>> START RECORDS PROVIDED
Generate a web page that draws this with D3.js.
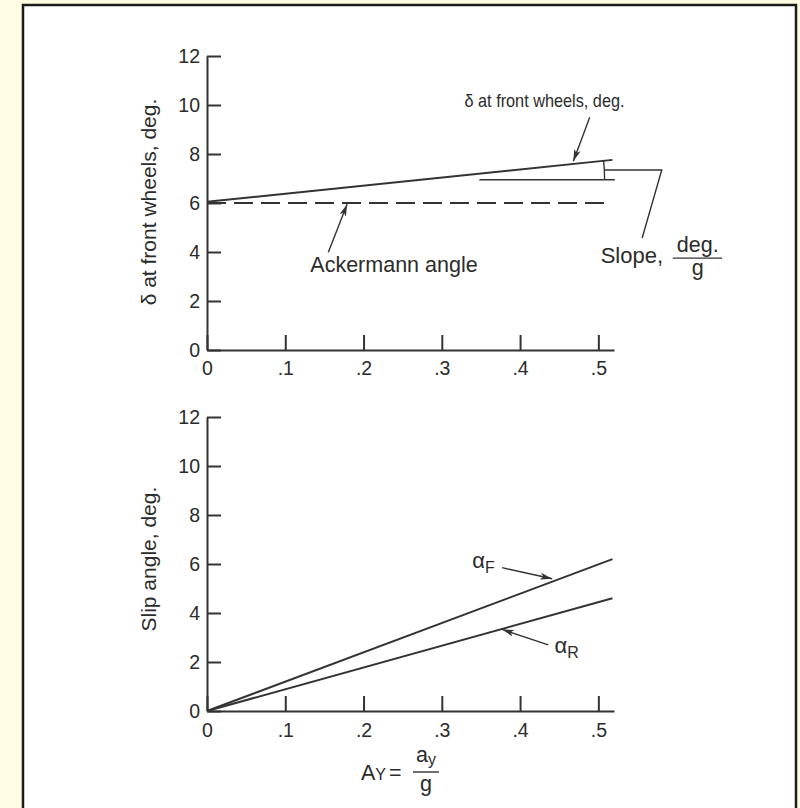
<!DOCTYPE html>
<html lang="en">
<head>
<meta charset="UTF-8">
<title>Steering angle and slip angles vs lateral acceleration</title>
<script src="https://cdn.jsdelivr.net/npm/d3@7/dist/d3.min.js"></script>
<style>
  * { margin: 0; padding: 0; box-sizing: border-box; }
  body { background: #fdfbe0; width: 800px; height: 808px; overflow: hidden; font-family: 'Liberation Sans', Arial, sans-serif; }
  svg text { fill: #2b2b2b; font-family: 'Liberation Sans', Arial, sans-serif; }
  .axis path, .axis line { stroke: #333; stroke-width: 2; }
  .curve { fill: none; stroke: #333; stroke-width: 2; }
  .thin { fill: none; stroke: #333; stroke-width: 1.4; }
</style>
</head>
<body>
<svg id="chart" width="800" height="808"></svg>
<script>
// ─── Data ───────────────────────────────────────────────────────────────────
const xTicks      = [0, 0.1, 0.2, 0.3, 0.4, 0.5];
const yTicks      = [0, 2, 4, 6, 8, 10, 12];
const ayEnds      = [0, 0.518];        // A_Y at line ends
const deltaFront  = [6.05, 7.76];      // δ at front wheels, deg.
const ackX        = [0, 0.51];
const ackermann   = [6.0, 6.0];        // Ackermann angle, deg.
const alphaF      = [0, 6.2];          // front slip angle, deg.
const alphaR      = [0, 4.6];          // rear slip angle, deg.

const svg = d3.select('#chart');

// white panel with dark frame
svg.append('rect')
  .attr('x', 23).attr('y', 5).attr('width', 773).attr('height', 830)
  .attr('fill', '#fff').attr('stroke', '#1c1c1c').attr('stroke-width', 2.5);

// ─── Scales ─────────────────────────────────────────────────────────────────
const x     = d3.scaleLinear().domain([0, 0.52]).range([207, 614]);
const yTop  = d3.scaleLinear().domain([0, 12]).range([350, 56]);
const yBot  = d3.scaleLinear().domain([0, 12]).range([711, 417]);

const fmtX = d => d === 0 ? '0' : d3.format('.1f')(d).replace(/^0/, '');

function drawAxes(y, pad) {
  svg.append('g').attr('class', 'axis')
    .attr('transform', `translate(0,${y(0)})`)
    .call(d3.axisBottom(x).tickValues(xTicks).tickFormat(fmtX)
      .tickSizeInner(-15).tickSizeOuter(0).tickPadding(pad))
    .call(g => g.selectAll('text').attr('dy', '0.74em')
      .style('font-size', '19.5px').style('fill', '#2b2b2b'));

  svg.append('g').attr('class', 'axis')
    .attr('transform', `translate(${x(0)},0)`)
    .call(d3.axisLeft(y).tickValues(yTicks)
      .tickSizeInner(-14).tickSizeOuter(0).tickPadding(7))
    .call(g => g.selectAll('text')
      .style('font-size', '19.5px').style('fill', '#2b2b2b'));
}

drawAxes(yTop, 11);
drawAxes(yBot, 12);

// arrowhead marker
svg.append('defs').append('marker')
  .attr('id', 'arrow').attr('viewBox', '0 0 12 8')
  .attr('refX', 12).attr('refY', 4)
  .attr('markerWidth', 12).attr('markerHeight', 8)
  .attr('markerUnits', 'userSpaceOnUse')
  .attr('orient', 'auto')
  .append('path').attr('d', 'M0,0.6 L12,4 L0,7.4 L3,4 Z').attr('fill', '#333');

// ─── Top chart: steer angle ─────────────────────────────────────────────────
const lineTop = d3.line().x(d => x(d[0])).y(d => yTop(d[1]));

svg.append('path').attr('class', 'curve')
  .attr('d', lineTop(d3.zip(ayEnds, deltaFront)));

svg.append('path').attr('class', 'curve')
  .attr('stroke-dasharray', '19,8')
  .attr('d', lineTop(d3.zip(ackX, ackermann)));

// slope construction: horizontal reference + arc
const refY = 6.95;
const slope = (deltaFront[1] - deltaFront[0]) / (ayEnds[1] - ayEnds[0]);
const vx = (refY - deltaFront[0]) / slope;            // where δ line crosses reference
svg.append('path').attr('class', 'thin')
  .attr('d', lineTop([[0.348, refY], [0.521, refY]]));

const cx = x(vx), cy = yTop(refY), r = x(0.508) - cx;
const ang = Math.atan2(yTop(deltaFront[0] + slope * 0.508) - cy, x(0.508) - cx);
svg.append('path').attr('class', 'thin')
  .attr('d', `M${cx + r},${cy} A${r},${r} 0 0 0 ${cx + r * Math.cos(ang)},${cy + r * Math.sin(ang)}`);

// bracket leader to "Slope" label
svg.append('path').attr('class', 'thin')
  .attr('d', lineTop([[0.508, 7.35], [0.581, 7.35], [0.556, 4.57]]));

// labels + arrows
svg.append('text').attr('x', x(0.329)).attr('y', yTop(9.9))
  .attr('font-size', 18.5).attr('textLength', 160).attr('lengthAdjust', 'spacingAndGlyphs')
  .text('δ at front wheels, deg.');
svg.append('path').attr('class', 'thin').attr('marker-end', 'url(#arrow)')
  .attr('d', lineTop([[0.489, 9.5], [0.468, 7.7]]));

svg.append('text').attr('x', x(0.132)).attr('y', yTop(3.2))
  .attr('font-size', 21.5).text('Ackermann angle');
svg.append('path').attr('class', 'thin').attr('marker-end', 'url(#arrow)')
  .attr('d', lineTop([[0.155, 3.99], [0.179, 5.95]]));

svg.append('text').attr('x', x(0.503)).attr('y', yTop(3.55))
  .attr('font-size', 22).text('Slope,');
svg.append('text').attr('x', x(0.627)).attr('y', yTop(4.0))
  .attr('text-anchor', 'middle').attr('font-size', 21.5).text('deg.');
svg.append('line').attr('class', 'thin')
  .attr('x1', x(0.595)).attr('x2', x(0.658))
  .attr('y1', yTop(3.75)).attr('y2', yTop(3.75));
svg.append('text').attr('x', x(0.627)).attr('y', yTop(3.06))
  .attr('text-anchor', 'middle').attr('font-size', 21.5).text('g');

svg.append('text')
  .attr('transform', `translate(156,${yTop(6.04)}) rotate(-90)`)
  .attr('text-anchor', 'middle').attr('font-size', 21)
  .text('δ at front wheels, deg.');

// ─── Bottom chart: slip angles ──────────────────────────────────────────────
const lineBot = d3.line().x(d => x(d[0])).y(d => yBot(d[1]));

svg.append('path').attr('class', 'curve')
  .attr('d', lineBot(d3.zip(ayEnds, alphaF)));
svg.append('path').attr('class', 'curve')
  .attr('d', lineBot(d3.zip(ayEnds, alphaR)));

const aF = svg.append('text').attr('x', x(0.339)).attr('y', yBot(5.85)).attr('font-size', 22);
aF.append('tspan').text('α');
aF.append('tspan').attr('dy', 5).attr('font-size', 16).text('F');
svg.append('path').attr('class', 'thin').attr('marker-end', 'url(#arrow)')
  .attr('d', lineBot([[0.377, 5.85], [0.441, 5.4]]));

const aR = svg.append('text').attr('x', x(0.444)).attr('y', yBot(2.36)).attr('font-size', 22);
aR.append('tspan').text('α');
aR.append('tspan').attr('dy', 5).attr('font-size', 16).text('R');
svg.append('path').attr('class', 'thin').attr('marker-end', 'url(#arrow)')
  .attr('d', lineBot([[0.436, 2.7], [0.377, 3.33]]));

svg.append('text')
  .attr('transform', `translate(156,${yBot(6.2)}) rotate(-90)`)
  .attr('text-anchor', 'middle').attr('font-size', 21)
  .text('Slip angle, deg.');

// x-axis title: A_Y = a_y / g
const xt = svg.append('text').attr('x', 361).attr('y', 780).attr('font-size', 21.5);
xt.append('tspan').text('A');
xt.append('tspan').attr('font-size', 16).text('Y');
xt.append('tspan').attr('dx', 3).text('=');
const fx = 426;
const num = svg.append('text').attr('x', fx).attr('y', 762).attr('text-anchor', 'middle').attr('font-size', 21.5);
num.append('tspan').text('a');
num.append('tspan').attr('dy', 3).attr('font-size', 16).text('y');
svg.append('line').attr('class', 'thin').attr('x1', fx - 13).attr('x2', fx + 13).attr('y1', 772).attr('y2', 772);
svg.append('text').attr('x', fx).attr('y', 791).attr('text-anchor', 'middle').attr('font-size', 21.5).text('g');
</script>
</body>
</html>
>> END RECORDS PROVIDED
>> START RECORDS PROVIDED
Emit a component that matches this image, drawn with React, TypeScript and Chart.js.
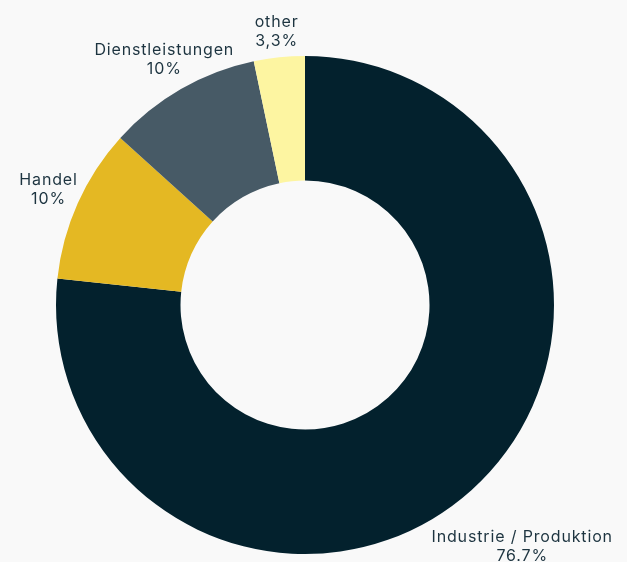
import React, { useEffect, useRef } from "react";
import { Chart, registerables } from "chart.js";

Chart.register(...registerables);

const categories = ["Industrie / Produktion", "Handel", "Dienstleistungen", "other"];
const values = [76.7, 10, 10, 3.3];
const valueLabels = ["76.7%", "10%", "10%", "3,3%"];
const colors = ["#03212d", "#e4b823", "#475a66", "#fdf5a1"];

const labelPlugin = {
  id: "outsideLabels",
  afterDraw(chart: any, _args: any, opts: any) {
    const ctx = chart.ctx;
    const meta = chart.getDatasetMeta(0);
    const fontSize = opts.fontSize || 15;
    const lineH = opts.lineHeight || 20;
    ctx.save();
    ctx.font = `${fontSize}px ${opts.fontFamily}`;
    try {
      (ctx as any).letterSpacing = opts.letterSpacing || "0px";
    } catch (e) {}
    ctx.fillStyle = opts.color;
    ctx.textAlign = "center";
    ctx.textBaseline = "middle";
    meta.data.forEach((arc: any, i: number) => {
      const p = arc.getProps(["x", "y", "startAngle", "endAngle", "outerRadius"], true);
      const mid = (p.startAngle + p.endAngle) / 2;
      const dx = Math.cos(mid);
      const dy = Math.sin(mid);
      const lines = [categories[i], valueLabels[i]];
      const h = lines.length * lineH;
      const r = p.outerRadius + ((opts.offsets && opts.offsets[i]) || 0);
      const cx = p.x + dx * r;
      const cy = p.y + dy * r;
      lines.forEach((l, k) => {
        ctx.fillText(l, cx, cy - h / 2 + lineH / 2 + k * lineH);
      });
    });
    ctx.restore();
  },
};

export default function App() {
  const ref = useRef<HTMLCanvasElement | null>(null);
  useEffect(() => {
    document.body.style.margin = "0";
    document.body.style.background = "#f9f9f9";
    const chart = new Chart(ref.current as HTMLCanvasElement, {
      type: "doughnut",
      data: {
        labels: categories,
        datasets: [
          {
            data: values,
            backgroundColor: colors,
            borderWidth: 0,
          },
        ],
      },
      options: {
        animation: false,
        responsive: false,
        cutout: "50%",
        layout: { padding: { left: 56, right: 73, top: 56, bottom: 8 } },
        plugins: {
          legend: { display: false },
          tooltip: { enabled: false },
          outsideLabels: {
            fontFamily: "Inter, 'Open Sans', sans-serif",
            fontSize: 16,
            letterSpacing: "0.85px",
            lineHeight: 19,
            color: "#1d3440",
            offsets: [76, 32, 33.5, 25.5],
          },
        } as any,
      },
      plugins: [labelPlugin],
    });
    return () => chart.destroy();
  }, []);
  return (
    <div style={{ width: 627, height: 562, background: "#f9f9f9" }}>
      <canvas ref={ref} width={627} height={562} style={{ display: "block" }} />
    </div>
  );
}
>> END RECORDS PROVIDED
>> START RECORDS PROVIDED
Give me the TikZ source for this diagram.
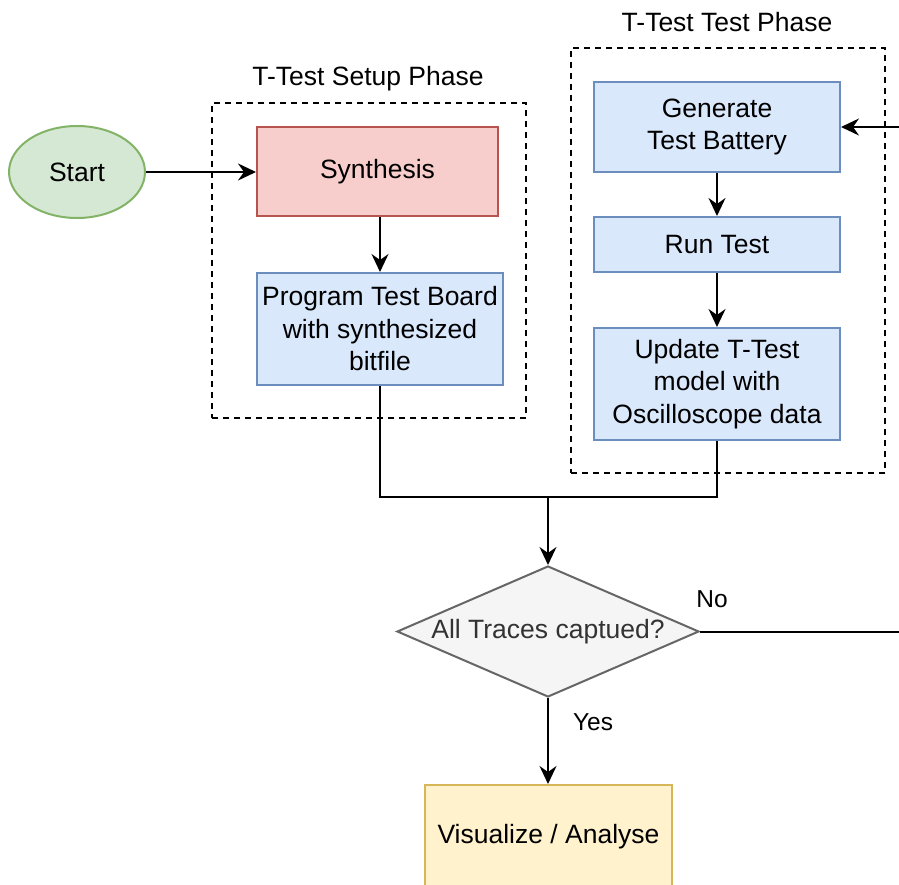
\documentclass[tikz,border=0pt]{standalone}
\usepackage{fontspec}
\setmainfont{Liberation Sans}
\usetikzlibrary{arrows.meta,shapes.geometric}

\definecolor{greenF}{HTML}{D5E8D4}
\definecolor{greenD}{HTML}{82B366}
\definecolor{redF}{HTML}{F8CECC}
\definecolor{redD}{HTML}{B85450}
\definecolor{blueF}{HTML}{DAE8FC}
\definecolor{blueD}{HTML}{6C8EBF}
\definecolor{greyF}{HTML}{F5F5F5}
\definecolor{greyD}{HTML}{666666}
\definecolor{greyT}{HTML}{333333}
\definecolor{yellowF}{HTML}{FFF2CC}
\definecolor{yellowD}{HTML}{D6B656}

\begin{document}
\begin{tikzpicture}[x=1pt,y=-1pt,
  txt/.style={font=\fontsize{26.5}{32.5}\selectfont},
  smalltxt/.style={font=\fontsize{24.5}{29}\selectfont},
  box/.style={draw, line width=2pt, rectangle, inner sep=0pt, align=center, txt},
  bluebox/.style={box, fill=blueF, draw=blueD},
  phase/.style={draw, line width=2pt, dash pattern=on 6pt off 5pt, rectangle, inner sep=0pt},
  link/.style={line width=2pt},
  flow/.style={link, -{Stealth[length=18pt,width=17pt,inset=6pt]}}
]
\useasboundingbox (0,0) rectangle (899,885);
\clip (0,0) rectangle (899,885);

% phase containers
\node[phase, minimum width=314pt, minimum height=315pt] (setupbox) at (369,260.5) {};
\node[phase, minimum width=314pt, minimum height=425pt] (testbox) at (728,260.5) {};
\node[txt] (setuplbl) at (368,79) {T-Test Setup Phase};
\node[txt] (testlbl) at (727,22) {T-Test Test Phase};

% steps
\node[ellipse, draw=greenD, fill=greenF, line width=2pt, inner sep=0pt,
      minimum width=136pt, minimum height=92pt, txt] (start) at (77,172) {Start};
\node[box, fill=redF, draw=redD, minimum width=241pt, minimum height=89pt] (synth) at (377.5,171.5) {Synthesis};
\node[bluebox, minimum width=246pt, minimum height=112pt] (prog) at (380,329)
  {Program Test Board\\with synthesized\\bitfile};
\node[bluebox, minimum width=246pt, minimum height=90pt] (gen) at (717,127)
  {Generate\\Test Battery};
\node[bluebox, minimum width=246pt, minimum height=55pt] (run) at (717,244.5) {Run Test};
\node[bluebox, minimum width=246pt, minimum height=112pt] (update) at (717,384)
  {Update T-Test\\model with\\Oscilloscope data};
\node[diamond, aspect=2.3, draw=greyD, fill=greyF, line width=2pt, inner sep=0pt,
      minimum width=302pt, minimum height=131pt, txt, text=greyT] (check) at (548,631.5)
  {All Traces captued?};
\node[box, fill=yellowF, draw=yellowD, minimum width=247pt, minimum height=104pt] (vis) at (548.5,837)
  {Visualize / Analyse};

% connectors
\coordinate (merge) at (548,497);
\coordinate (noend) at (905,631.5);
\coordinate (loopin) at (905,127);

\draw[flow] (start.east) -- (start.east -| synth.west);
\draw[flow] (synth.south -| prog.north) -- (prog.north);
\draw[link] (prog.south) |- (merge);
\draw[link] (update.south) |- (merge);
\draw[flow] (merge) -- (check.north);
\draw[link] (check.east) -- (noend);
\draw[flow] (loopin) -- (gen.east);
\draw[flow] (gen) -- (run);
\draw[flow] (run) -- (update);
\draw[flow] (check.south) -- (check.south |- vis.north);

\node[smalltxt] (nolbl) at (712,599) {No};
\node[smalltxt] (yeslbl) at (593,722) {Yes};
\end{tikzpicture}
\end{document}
>> END RECORDS PROVIDED
▶ **SHORT TASK**:
Look through the listing and extract every line with "that" in it.

▶ **FINAL RESULT**:
Generate a web page that draws this with D3.js.
Emit a component that matches this image, drawn with React, TypeScript and Chart.js.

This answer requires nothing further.